I get why you don’t want to call someone “the black woman”. At the same time it’s certainly not a coincidence that people in racial minorities have clearer perspectives on racism. I find myself a lot more attentive to what the non-white members of political discussions have to say because it’s consistently more insightful.
There’s nothing whatsoever bad about being judged on what you say. As opposed to say being judged by the color of your skin.
You shouldn’t badmouth robots like that.
… which included the claims that he would oust his rivals in the federal government, who were “wetting themselves” …
I do believe Mr. Bannon is getting a wee bit terrified.
A certain version of it
I think that nudging those people into the crowd with the hard core racists is the overweening goal of the “alt right.” That is, I think, what the organizers mean by “Unite the right.” Their torch light vigil on Friday might have helped. Saturday’s clusterf**k, with street fighting between armed Nazis and counter protestors and dead and injured people, and one individual arrested for murder has hopefully set back that agenda considerably. Quiet bigots might be willing to wear khaki pants and a polo shirt and whine about discrimination against whites, but they really aren’t hoping to start a racewar with tons of bodies a la The Turner Diaries. At least I hope not.
Edited to add…All of that was a rather long winded way of saying that “Unite the Right” is really a code phrase for “Unite the White.” Now I’m picturing a “Letterman” cartoon where he exposes the Nazis by removing the “W” off of his sweater and suddenly all the preppy looking white polo shirts are replaced by Nazi uniforms, and the “rebel flags” turn into swastikas.
IKR?
It’s so confusing, I’m worried I’ll say something inappropriate like “fart-right” or “fault-right”!
And right there is the root of many problems in America.
The torch “vigil” was where they were chanting “Jews will not replace us”. I think that anyone who came in favor of keeping the statue but stayed after that didn’t need any nudging.
*lmao @ the fact that she actually broke out “the Wop.”
“Join the FUN!”
I don’t think it’s all that irrelevant.

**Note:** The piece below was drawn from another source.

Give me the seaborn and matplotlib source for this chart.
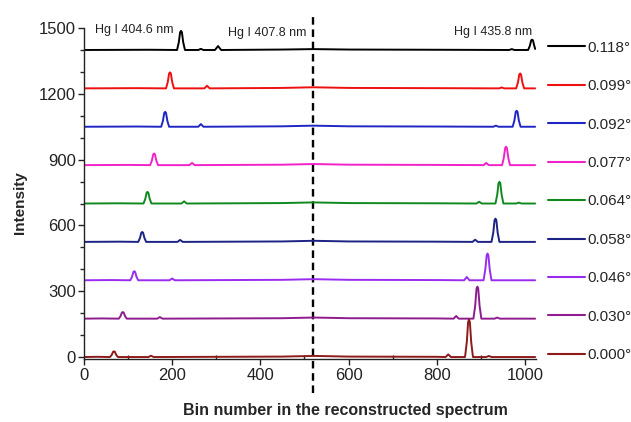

It’s important to see how other countries handle memorials and use that to help figure out what works for us.
I find it blindingly obvious that we need to have monuments to battles and memorials to those who fought and died in them. We need them to remind us of that terrible period so that we can keep it from happening or be ready to fight if it happens again.
There should be one specific memorial for each Confederate figure and that is their gravesite. It’s important to know that these people lived and died and what they stood for, not to glorify them but to remind us that people do terrible things.
But above all else, to hell with monuments to the Confederacy. No glory for losers and traitors.
Yup. If these people had any follow through to their synchronized chanting, they’d study up, get law degrees, and take over the Charlottesville ACLU.
This quote from Incredible Mr. Ripley really stuck with me:
Well, whatever you do, however terrible, however hurtful, it all makes sense, doesn’t it, in your head. You never meet anybody that thinks they’re a bad person.
(sobs) why can’t I espouse my hateful views without people disliking me
I totally had a Freudian slip the first time I was talking about the rally and said Unite the White. It just seems so obvious.
It’s interesting to me that people don’t dwell on the name much. You’d think that people would want to say, “These people said this was about uniting the right, I consider myself right wing and they do not represent the values of the right.” I mean, why is it that nazis thought that the right was theirs to unite? Conservatives push back against claims of “right-wing extremism” by saying “that was a lone nutcase” not by saying, “those are no the values of conservatives.”